Volume 6
Issue 3

Eyes grew wide and mouths dropped open as I removed a small reddish-colored bat from the cloth bag that had been tied to a string around my neck. The rural Costa Rican audience giggled nervously, not quite knowing what to make of this blond "gringa"who had come to their village to enlighten them on— of all things— bats! In the 17 months I spent in Costa Rica, I gave more than 50 such programs throughout the country, speaking to groups of students, teachers, veterinarians, national park guards, and even to entire communities. Everywhere I went, I found people quite willing to talk about their experiences with bats.

Costa Rica is well known as Latin America's model for conservation and was the site chosen for an educational campaign sponsored by the World Wildlife Fund (WWF), with additional support from Bat Conservation International [BATS, June 1987]. I implemented this program with the help of various private and public conservation organizations such as the Environmental Education Foundation, the Program for Environmental Education, the Organization for Tropical Studies and at the State Open University in San Jose. The overall goals of this grassroots project were to educate people about Costa Rica's unique bat diversity and demonstrate the value of bats to tropical forests and products that people use daily. The program also helped to solve legitimate problems with vampire bats.

Costa Rica has recorded 103 species of bats. At least half of these include fruit or nectar in their diets, making them important agents of seed dispersal and pollination. Bats comprise 50% of Costa Rica's wild mammals. Yet in a survey I conducted throughout the country, I found that most people believed that there were only a few kinds of bats and most fed on blood. Many fears and misconceptions about bats in tropical America can be attributed to the habits of the Common vampire bat (Desmodus rotundus), the only bat in the world that feeds on the blood of mammals. Though it evolved to feed on wild animals, the vampire bat has almost entirely switched its diet to domestic livestock since the arrival of Europeans with their cattle and horses. In more recent times, the beef industry has grown in Latin America, fueled by the fast food trade. As a result, cattle are now the preferred prey of vampires. The "hamburger connection"has also led to an increase in vampire bat populations, and they are now considered to be serious pests in many countries. Because most Latin Americans don't distinguish between vampires and the many harmless species, tens of thousands of beneficial bats are destroyed annually.

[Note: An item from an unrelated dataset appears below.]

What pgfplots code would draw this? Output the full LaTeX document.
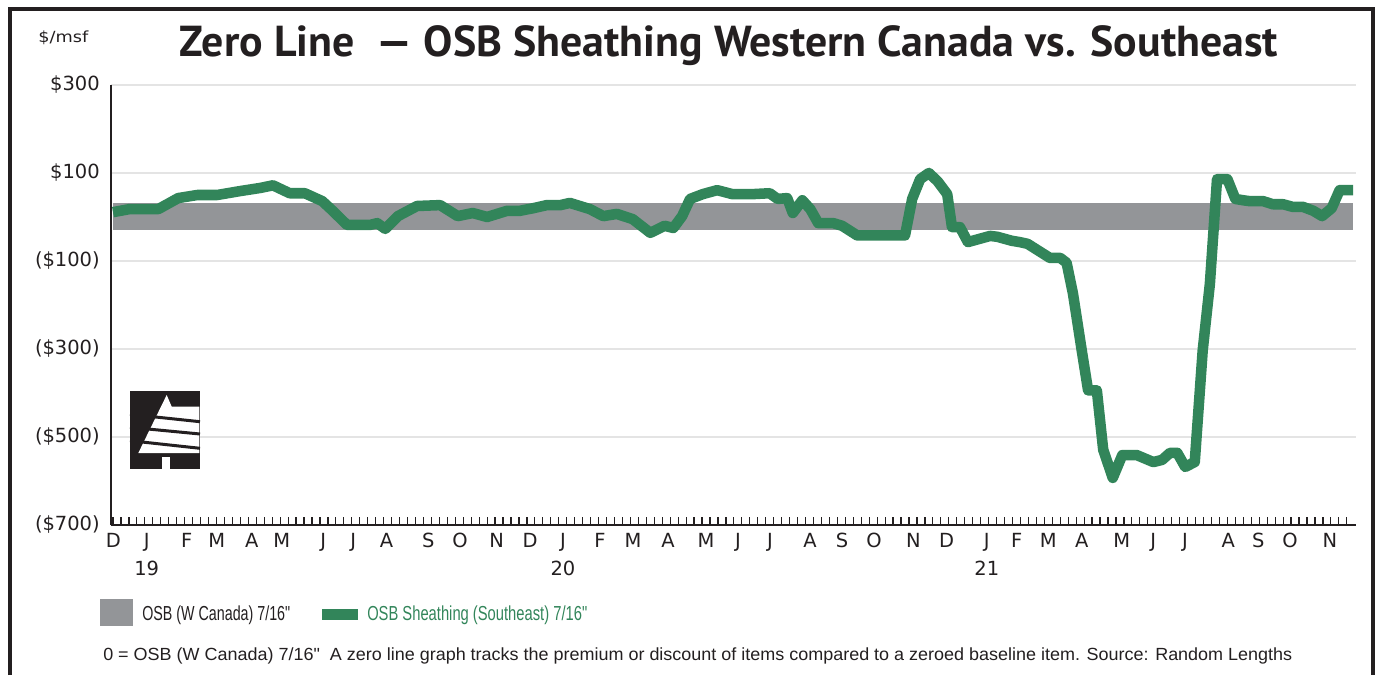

The bat campaign used many types of materials to address these issues. Using BCI's slide/tape program, "Bats: Myth and Reality,"as a model, I created a Spanish version to focus on misconceptions about bats in tropical America. Ten copies were produced and donated to conservation and training programs such as the Costa Rican National Park Service, the Ministries of Agriculture and Public Education, tour guides, and various environmental education programs. One of the recipients, a veterinarian with the Ministry of Agriculture who works with rabies, is now regularly using the slide program when he speaks to communities and cattleman's organizations.
I also used the slide program, along with the live bat I brought with me, and a display of products from plants that depend on bats for propagation. On one occasion I visited a small Caribbean village without electricity and had to improvise: at a popular seaside tavern I played the audio tape on a portable recorder while I served customers a fruit salad made from what "bat products"I could find at a nearby market.

Another part of the campaign was to publish informative articles, and with the help of my Costa Rican colleagues I wrote several pieces for a variety of magazines and books dealing with, for example, environmental education, ecological problems, and natural history tourism. My local associations were also very helpful in making connections with the news media, and we were able to generate several articles in the leading daily newspapers, La Nacion and La Republica, as well as interviews with commercial radio and television stations.

The final objective of the campaign was to create an educational package that WWF could distribute to other Latin American countries. The package consists of a dynamic color poster using Merlin Tuttle's photographs and a book, Murcielagos de America Tropical, that covers a brief natural history of bats, their importance, and the life histories of 11 of the best j known New World tropical species. I am presently working on production of a poster on the identification and control of vampire bats. When completed, the poster will be distributed in those countries where vampires are found.

Living in Costa Rica was exciting and afforded me the opportunity to give a cultural perspective to the materials I developed. Providing materials that are relevant to cultural traditions and that address unique problems is essential for conservation efforts now and into the future. The Costa Rican environmental educators and news media now have the information they need to continue to spread positive news about bats. And for me, Costa Rica was just the first step in what I hope will be a lifetime of continued work in international conservation.